Batched communication operation. Sends the gradient tensor to the previous stage in pipeline, while receives the gradient tensor from the next member in pipeline as the input of this stage.

Parameters
  • input_tensor_grad (Union[torch.Tensor, List[torch.Tensor]]) – Tensor to be sent.

  • output_grad_shape (Union[torch.Size, List[torch.Size]]) – The shape of the tensor to be received.

Returns

The input gradient tensor.

Return type

Union[torch.Tensor, List[torch.Tensor]]

colossalai.communication.send_backward_recv_forward(input_tensor_grad, input_tensor_shape, recv_prev=True, prev_rank=None, dtype=torch.float32, scatter_gather_tensors=False)[source]

Batched communication operation. Sends the gradient tensor to the previous stage in pipeline, while receives the output tensor from the previous stage in pipeline as the input of this stage.

Parameters
  • input_tensor_grad (Union[torch.Tensor, List[torch.Tensor]]) – Tensor to be sent.

  • input_tensor_shape (Union[torch.Size, List[torch.Size]]) – The shape of the tensor to be received.

Returns

The input tensor.

Return type

Union[torch.Tensor, List[torch.Tensor]]

colossalai.communication.send_forward_recv_backward(output_tensor, output_grad_shape, recv_next=True, next_rank=None, dtype=torch.float32, scatter_gather_tensors=False)[source]

Batched communication operation. Sends the input tensor to the next stage in pipeline, while receives the gradient tensor from the next stage in pipeline as the input gradient tensor of this stage.

Parameters
  • output_tensor (Union[torch.Tensor, List[torch.Tensor]]) – Tensor to be sent.

  • output_grad_shape (Union[torch.Size, List[torch.Size]]) – The shape of the tensor to be received.

Returns

The input gradient tensor.

Return type

Union[torch.Tensor, List[torch.Tensor]]

colossalai.communication.recv_backward(output_grad_shape, next_rank=None, dtype=torch.float32, scatter_gather_tensors=False)[source]

Copy the gradient tensor from the next stage in pipeline as the input gradient of this stage.

Parameters
  • output_grad_shape (Union[torch.Size, List[torch.Size]]) – The shape of the tensor to be received.

  • next_rank (int, optional) – The rank of the source of the tensor.

Returns

The input gradient tensor or gradident tensor list.

Return type

Union[torch.Tensor, List[torch.Tensor]]

colossalai.communication.recv_forward(input_tensor_shape, prev_rank=None, dtype=torch.float32, scatter_gather_tensors=False)[source]

Copy the forward output from the previous stage in pipeline as the input tensor of this stage.

Parameters
  • input_tensor_shape (Union[torch.Size, List[torch.Size]]) – The shape of the tensor to be received.
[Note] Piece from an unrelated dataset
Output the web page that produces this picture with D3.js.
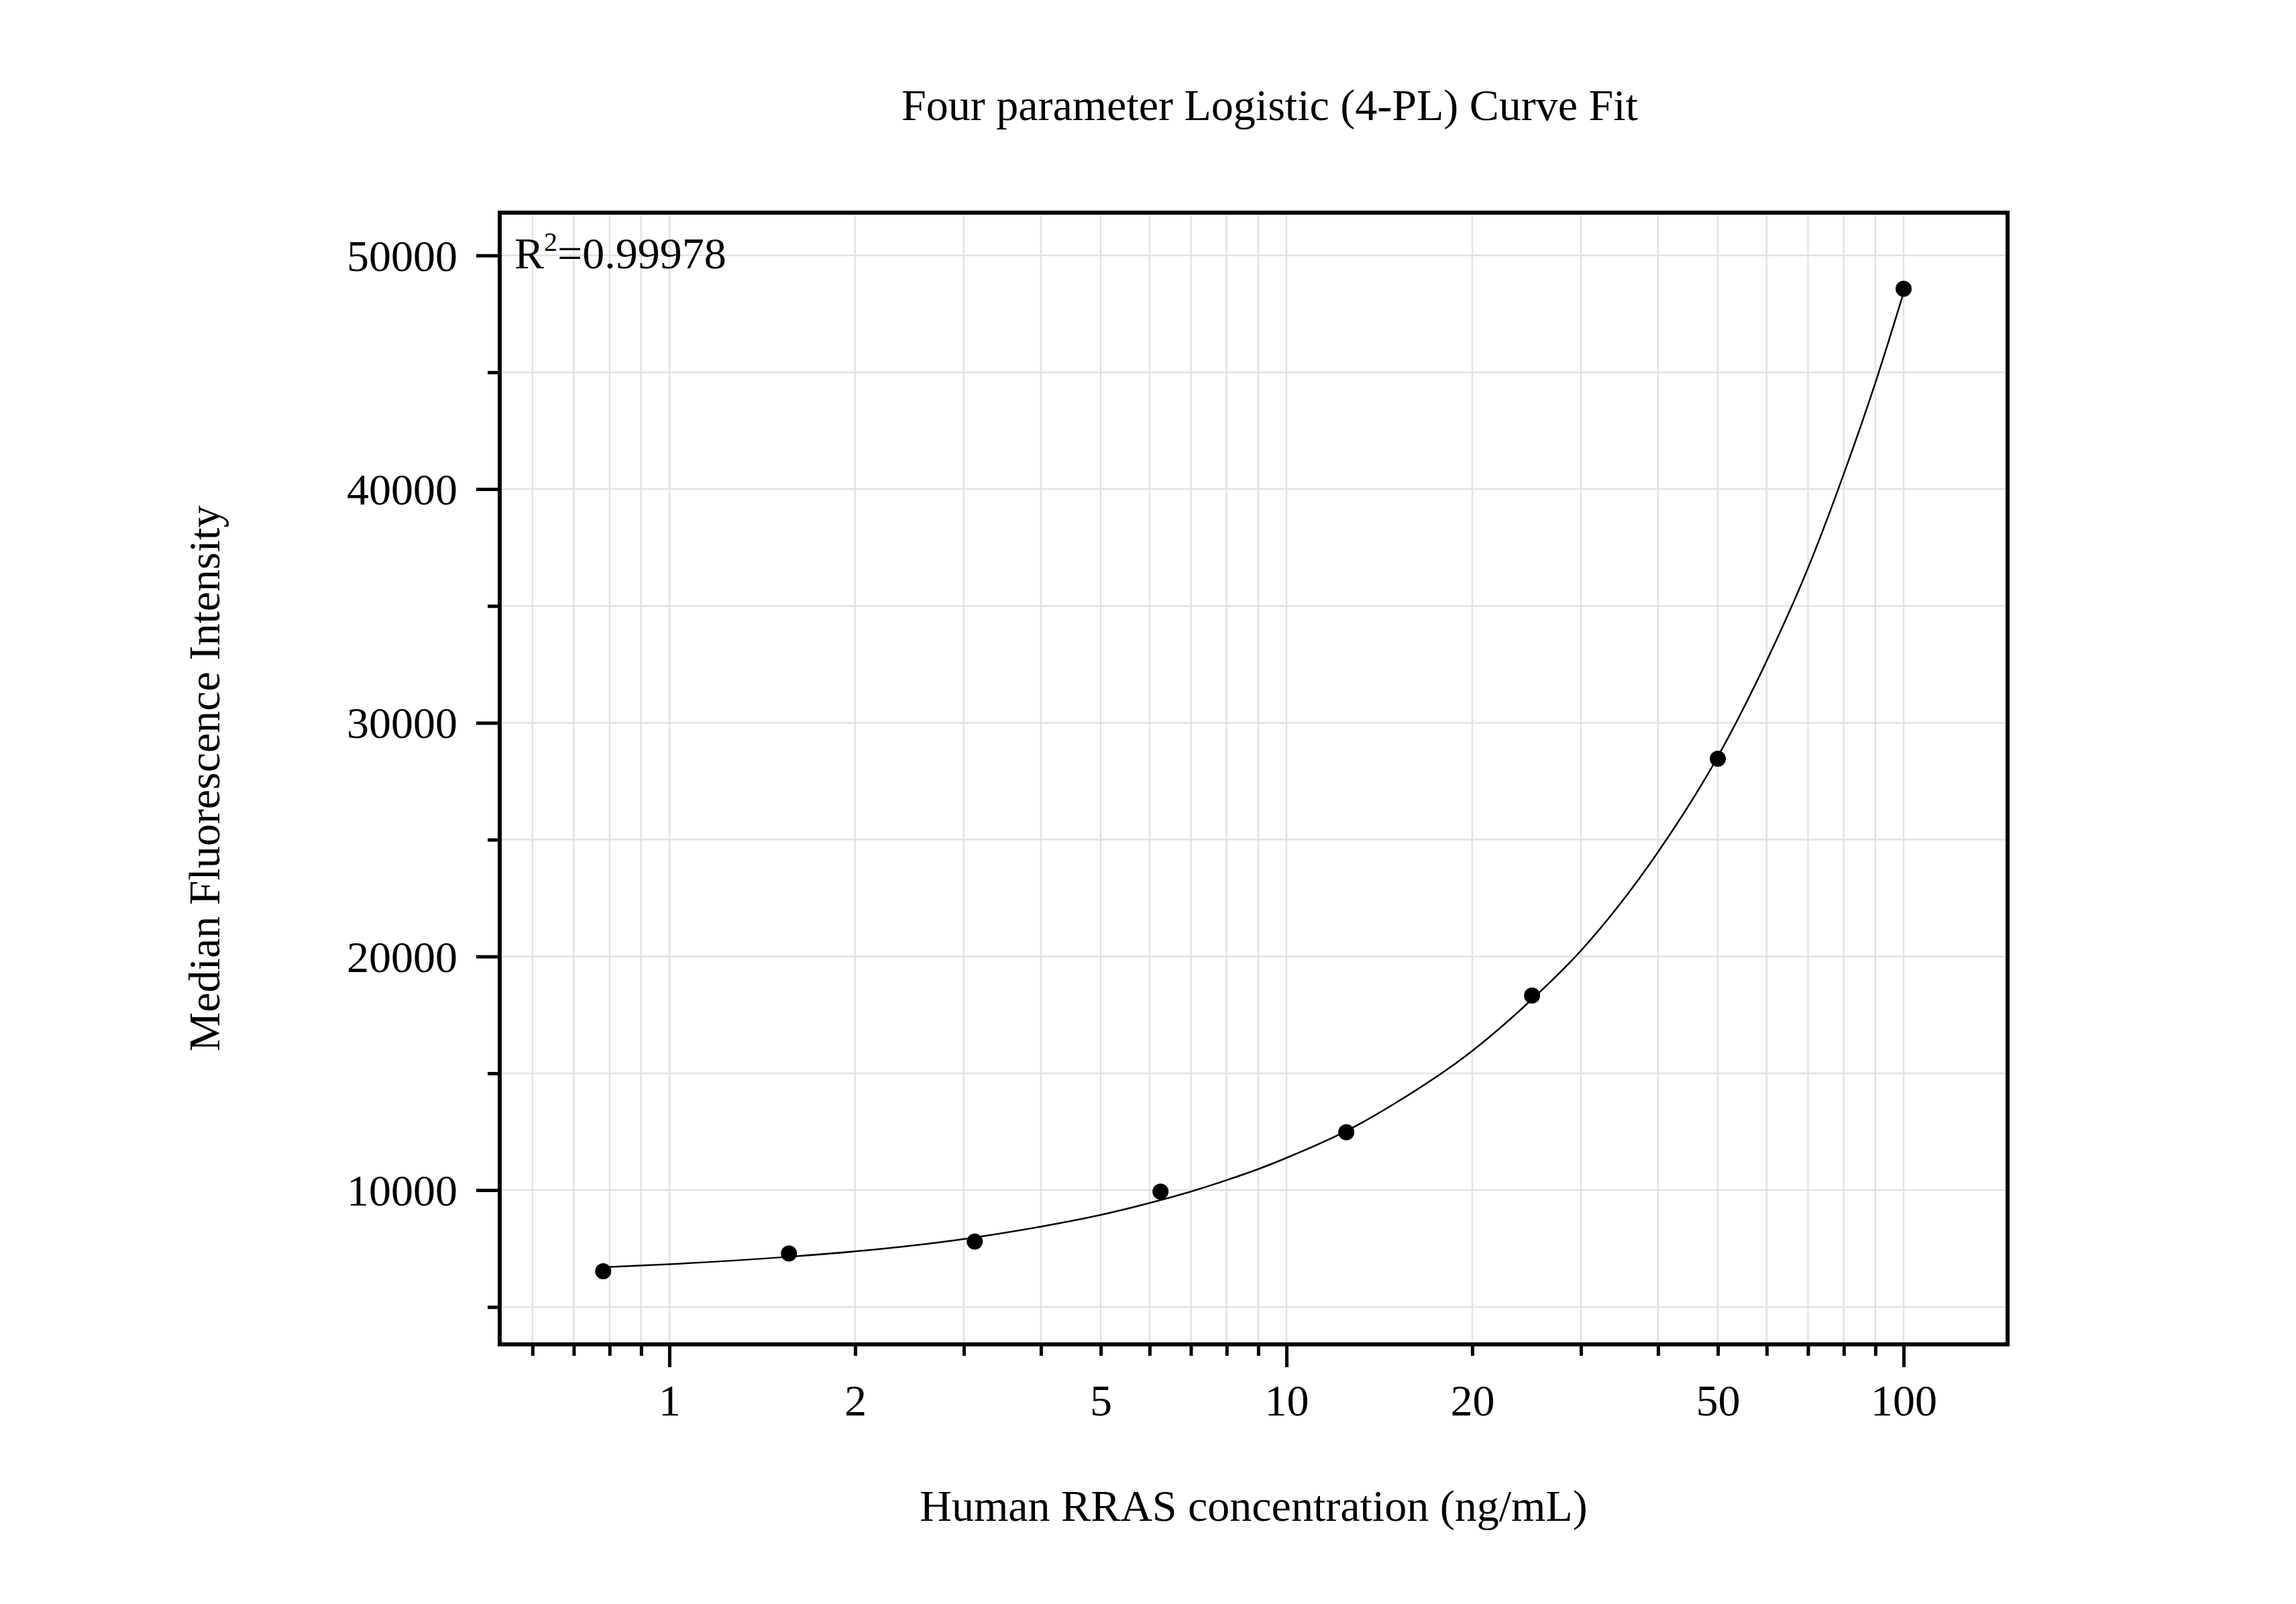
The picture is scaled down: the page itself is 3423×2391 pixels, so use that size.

  • prev_rank (int, optional) – The rank of the source of the tensor.

Returns

The input tensor or input tensor list.

Return type

Union[torch.Tensor, List[torch.Tensor]]

colossalai.communication.ring_forward(tensor_send_next, parallel_mode)[source]
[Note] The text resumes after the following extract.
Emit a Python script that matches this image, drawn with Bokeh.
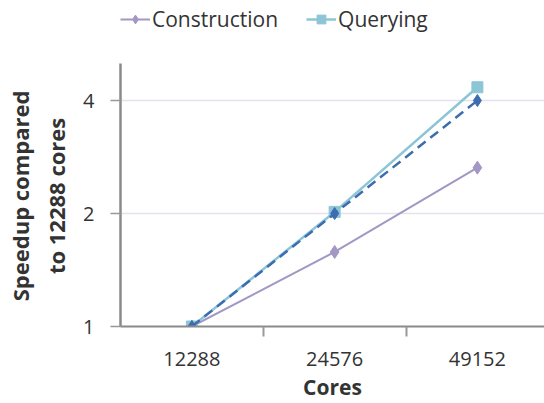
from bokeh.plotting import figure
from bokeh.models import FixedTicker, Legend, LegendItem, Range1d
from bokeh.embed import file_html
from bokeh.resources import INLINE

cores = ["12288", "24576", "49152"]
construction = [1.0, 1.58, 2.65]
querying = [1.0, 2.02, 4.34]
ideal = [1.0, 2.0, 4.0]
y_ticks = [1, 2, 4]
y_axis_top = 5.02

xs = list(range(len(cores)))
FONT = "Open Sans"
TEXT = "#333333"
PAD = "\u00a0" * 11

p = figure(frame_width=424, frame_height=324, output_backend="svg", toolbar_location=None,
           y_axis_type="log", x_range=Range1d(-0.5, 2.47), y_range=Range1d(1, 7.3),
           min_border_left=120, min_border_right=0, min_border_top=2, min_border_bottom=75)
p.outline_line_color = None
p.background_fill_color = "white"

c_con = "#a397c4"
c_q = "#8cc6d6"
c_id = "#3d6cb0"

r1 = p.line(xs, construction, line_color=c_con, line_width=2)
s1 = p.scatter(xs, construction, marker="diamond", size=13, fill_color=c_con, line_color=c_con)
r2 = p.line(xs, querying, line_color=c_q, line_width=2.5)
s2 = p.scatter(xs, querying, marker="square", size=11, fill_color=c_q, line_color=c_q)
p.line(xs, ideal, line_color=c_id, line_width=2.5, line_dash="10 6")
p.scatter(xs, ideal, marker="diamond", size=12, fill_color=c_id, line_color=c_id)

# x axis
p.xaxis.ticker = FixedTicker(ticks=xs, minor_ticks=[0.5, 1.5])
p.xaxis.major_label_overrides = {i: c for i, c in enumerate(cores)}
p.xaxis.major_tick_line_color = None
p.xaxis.major_tick_out = 0
p.xaxis.major_tick_in = 0
p.xaxis.minor_tick_line_color = "#999999"
p.xaxis.minor_tick_line_width = 2
p.xaxis.minor_tick_out = 10
p.xaxis.minor_tick_in = 0
p.xaxis.axis_line_color = "#8a8a8a"
p.xaxis.axis_line_width = 2
p.xaxis.axis_label = "Cores"
p.xaxis.major_label_standoff = 15

# y axis
p.yaxis.ticker = FixedTicker(ticks=y_ticks, minor_ticks=[])
p.yaxis.bounds = (1, y_axis_top)
p.yaxis.major_label_overrides = {t: str(t) for t in y_ticks}
p.yaxis.major_tick_line_color = "#999999"
p.yaxis.major_tick_line_width = 1.5
p.yaxis.major_tick_out = 10
p.yaxis.major_tick_in = 0
p.yaxis.minor_tick_line_color = None
p.yaxis.axis_line_color = "#8a8a8a"
p.yaxis.axis_line_width = 2.5
p.yaxis.axis_label = "Speedup compared" + PAD + "\nto 12288 cores" + PAD
p.yaxis.major_label_standoff = 16

for ax in (p.xaxis, p.yaxis):
    ax.major_label_text_font = FONT
    ax.major_label_text_font_size = "20px"
    ax.major_label_text_color = TEXT
    ax.axis_label_text_font = FONT
    ax.axis_label_text_font_style = "bold"
    ax.axis_label_text_color = TEXT
p.xaxis.axis_label_text_font_size = "21px"
p.yaxis.axis_label_text_font_size = "22px"
p.yaxis.axis_label_standoff = 9
p.xaxis.axis_label_standoff = 4

p.xgrid.grid_line_color = None
p.ygrid.ticker = FixedTicker(ticks=y_ticks[1:])
p.ygrid.grid_line_color = "#e4e2ee"
p.ygrid.grid_line_width = 1.5

legend = Legend(items=[LegendItem(label="Construction", renderers=[r1, s1]),
                       LegendItem(label="Querying", renderers=[r2, s2])],
                orientation="horizontal", location=(0, 293),
                label_text_font=FONT, label_text_font_size="21px", label_text_color=TEXT,
                glyph_width=30, glyph_height=22, label_height=22, label_standoff=2,
                spacing=28, padding=0, margin=0,
                border_line_color=None, background_fill_alpha=0)
p.add_layout(legend, "center")

open("out.html", "w").write(file_html(p, INLINE))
Sends a tensor to the next member and receives a tensor from the previous member. This function returns the received tensor from the previous member.

Parameters
  • tensor_send_next (torch.Tensor) – Tensor sent to next member

  • parallel_mode (ParallelMode) – Parallel group mode used in this communication

Returns

The tensor received from the previous.

Return type

torch.Tensor

Note

The parallel_mode should be concluded in ParallelMode. More details about ParallelMode could be found in parallel_mode.

colossalai.communication.send_obj_meta(obj, need_meta=True, next_rank=None)[source]

Sends obj meta information before sending a specific obj. Since the recipient must know the shape of the obj in p2p communications, meta information of the obj should be sent before communications. This function synchronizes with recv_obj_meta().

Parameters
  • obj (Union[torch.Tensor, List[torch.Tensor]]) – obj to be sent.

  • need_meta (bool, optional) – If False, meta information won’t be sent.

  • next_rank (int) – The rank of the next member in pipeline parallel group.

Returns

False

Return type

bool

colossalai.communication.recv_obj_meta(obj_shape, prev_rank=None)[source]

Receives obj meta information before receiving a specific obj. Since the recipient must know the shape of the obj in p2p communications, meta information of the obj should be received before communications. This function synchronizes with send_obj_meta().

Parameters
  • obj_shape (Union[torch.Size, List[torch.Size]]) – The shape of the obj to be received.

  • prev_rank (int) – The rank of the source of the obj.

Returns

The shape of the obj to be received.

Return type

Union[torch.Size, List[torch.Size]]